With winter approaching and an ever-present threat of a second wave of COVID-19, the U.K. hospitality industry is turning to ways of helping customers through a cold snap.
For example, Caorunn is a gin distillery based in Speyside in the Scottish Highlands. Like its neighbouring whisky distilleries, it’s aware of a growing demand for toddies as heated drinks often referred to and has developed Apple Winter Toddy
Says Samantha Peters, its Global Communication Manager, “Socialising with friends outdoors this winter may come with a few sacrifices, but a hot toddy is the quintessential winter warmer.”
Restaurants and bars providing blankets is a Scandinavian import; a practical manifestation of the hygge culture. This year though, with both COVID-19 and environmental concerns over outdoor heaters, the other 2020 winter essential may be a blanket.
‘People are starting to buy my throws and scarves so they can take them with them rather than relying on a restaurant’s own’ says Jess Quinton of long-established Scottish-made knitwear firm Quinton & Chadwick which is stocked by Liberty London and Merci Paris.

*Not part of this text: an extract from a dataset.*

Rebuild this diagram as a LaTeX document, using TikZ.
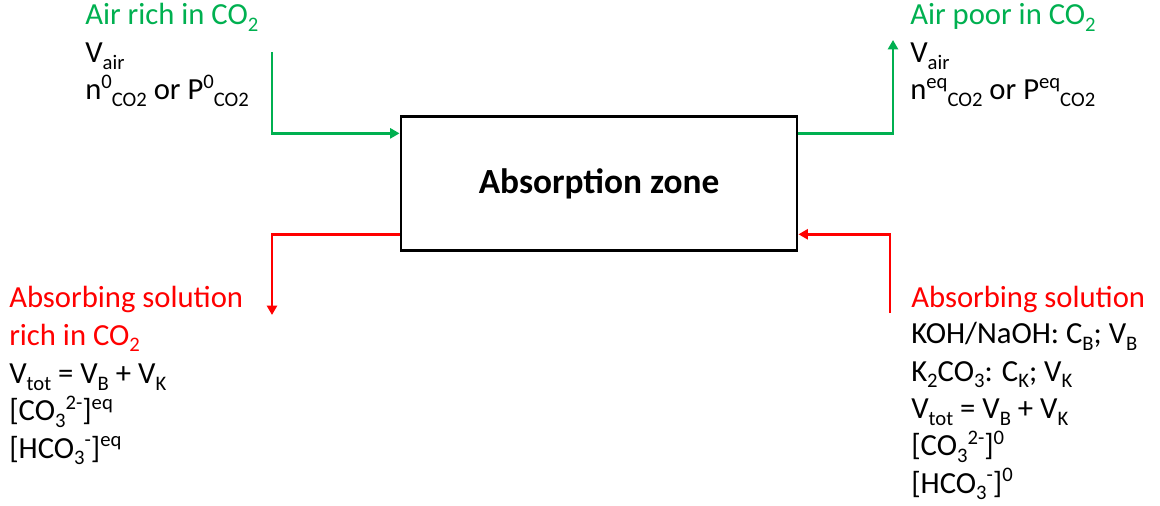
\documentclass[tikz,border=0pt]{standalone}
\usepackage{fontspec}
\setmainfont{Carlito}
\usetikzlibrary{arrows.meta, positioning}
\definecolor{airGreen}{RGB}{0,176,80}
\definecolor{solRed}{RGB}{255,0,0}
\newcommand{\dn}[1]{\raisebox{-0.22em}{\fontsize{15.5}{16}\selectfont #1}}
\newcommand{\up}[1]{\raisebox{0.38em}{\fontsize{15.5}{16}\selectfont #1}}
\tikzstyle{airFlow} = [airGreen, line width=2.2pt,
   -{Triangle[length=7pt,width=7.5pt]}]
\tikzstyle{solFlow} = [solRed, line width=2.2pt,
   -{Triangle[length=7pt,width=7.5pt]}]
% base west of a multi-line node sits on its last line
\tikzstyle{streamText} = [anchor=base west, inner sep=0pt, align=left]

\begin{document}
\begin{tikzpicture}[
  x=0.75pt, y=-0.75pt,
  font=\fontsize{23}{28}\selectfont,
  ]
  \useasboundingbox (0,0) rectangle (1160,506);
  \node[draw,rectangle,line width=2.2pt,minimum width=297pt,minimum height=101pt,
    font=\fontsize{26.5}{30}\selectfont\bfseries] (zone) at (599,183.5) {Absorption zone};
  % gas side
  \node[streamText,airGreen] (airRichTitle) at (85,25) {Air rich in CO\dn{2}};
  \node[streamText] (airRichData) at (85,100) {V\dn{air}\\
    n\up{0}\dn{CO2} or P\up{0}\dn{CO2}};
  \node[streamText,airGreen] (airPoorTitle) at (910,25) {Air poor in CO\dn{2}};
  \node[streamText] (airPoorData) at (910,100) {V\dn{air}\\
    n\up{eq}\dn{CO2} or P\up{eq}\dn{CO2}};
  % liquid side
  \node[streamText,solRed] (solRichTitle) at (9,345) {Absorbing solution\\rich in CO\dn{2}};
  \node[streamText] (solRichData) at (9,458) {V\dn{tot} = V\dn{B} + V\dn{K}\\
    {[}CO\dn{3}\up{2-}]\up{eq}\\
    {[}HCO\dn{3}\up{-}]\up{eq}};
  \node[streamText,solRed] (solFreshTitle) at (911,307) {Absorbing solution};
  \node[streamText] (solFreshData) at (911,493) {KOH/NaOH: C\dn{B}; V\dn{B}\\
    K\dn{2}CO\dn{3}: C\dn{K}; V\dn{K}\\
    V\dn{tot} = V\dn{B} + V\dn{K}\\
    {[}CO\dn{3}\up{2-}]\up{0}\\
    {[}HCO\dn{3}\up{-}]\up{0}};
  \coordinate (airInlet) at (272,52);
  \coordinate (airOutlet) at (893,40);
  \coordinate (solOutlet) at (272,315);
  \coordinate (solInlet) at (890,313);
  \draw[airFlow] (airInlet) |- ([yshift=-14pt]zone.north west);
  \draw[airFlow] ([yshift=-14pt]zone.north east) -| (airOutlet);
  \draw[solFlow] ([yshift=13.5pt]zone.south west) -| (solOutlet);
  \draw[solFlow] (solInlet) |- ([yshift=13.5pt]zone.south east);
\end{tikzpicture}
\end{document}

The desolately beautiful Romney Marsh on the English coast in Kent is the birthplace of modern wool production. Romney sheep – with a long and fine staple – has been exported around the world, particularly New Zealand.
Romney Marsh Wools started manufacturing throws and blankets from its flock in 2008. Using a Welsh weaver, the results use only natural colours; the snuggler size (150cmx100cm) are the most practical and use a herringbone design; from 100 kilos twelve years ago to between one and two tonnes today.
Using woollen throws as portable warmth has a venerable history. The Shepherd’s Plaid Blanket created by Stag & Bruce and woven in Yorkshire uses a traditional houndstooth design with a warp and weft border that was originally used by Scottish shepherds to keep both themselves and orphaned lambs warm. It still blends practicality with sustainability.
Designer Moira Gillespie says: ‘My husband John and I established Stag & Bruce in 2016 to create limited editions of woollen throws and blankets from surplus yarn. This, we feel, is even more ethical than using recycled yarn which requires further processing.’
The British textile industry, traditionally based in Scotland, the North of England and Wales, is currently seeing a renaissance. Founded in 1983, Ian Mankin has a collection of blankets and throws, woven in one of the last textile mills in Lancashire. Finished with traditional blanket stitching, its merino lambswool blankets are reversible.
In Wales, centred around the Teifi valley and surrounding areas of Pembrokeshire and Carmarthenshire, woollen mills were often small. In 1926, there were estimated to be over 250. A hundred years later, only a handful survive, but the throws and blankets they produce are instantly recognisable and highly prized. Focussing on traditional design. London’s cult Labour & Wait shop has a good selection.
There are contemporary designs as well in Wales too. Melin Tregwynt, a small white-washed woollen mill, can be found in a remote wooded valley on the Pembrokeshire coast. Owned by the same family since 1912, it has a small but distinctive collection, including a ‘windfall’ range that uses surplus yarn. Trefriw, still powered by a vintage water turbine, produces intricately woven double weave blankets that are based on traditional designs. Its knee blanket, measuring 125cmx89cm, are eminently suitable for outdoor dining purposes.
The Queen has always seen the point of a knee blanket. Her go-to options in a Scottish check or tartan come from Johnstons of Elgin. First established in 1797, it is the only vertical mill in Scotland, in that it takes in raw fibre and carries out the processes of dyeing, spinning, weaving and finishing on one site. Johnstons, which also supplies Europe’s leading fashion houses, has both traditional and contemporary designs, in a range of wools, including cashmere.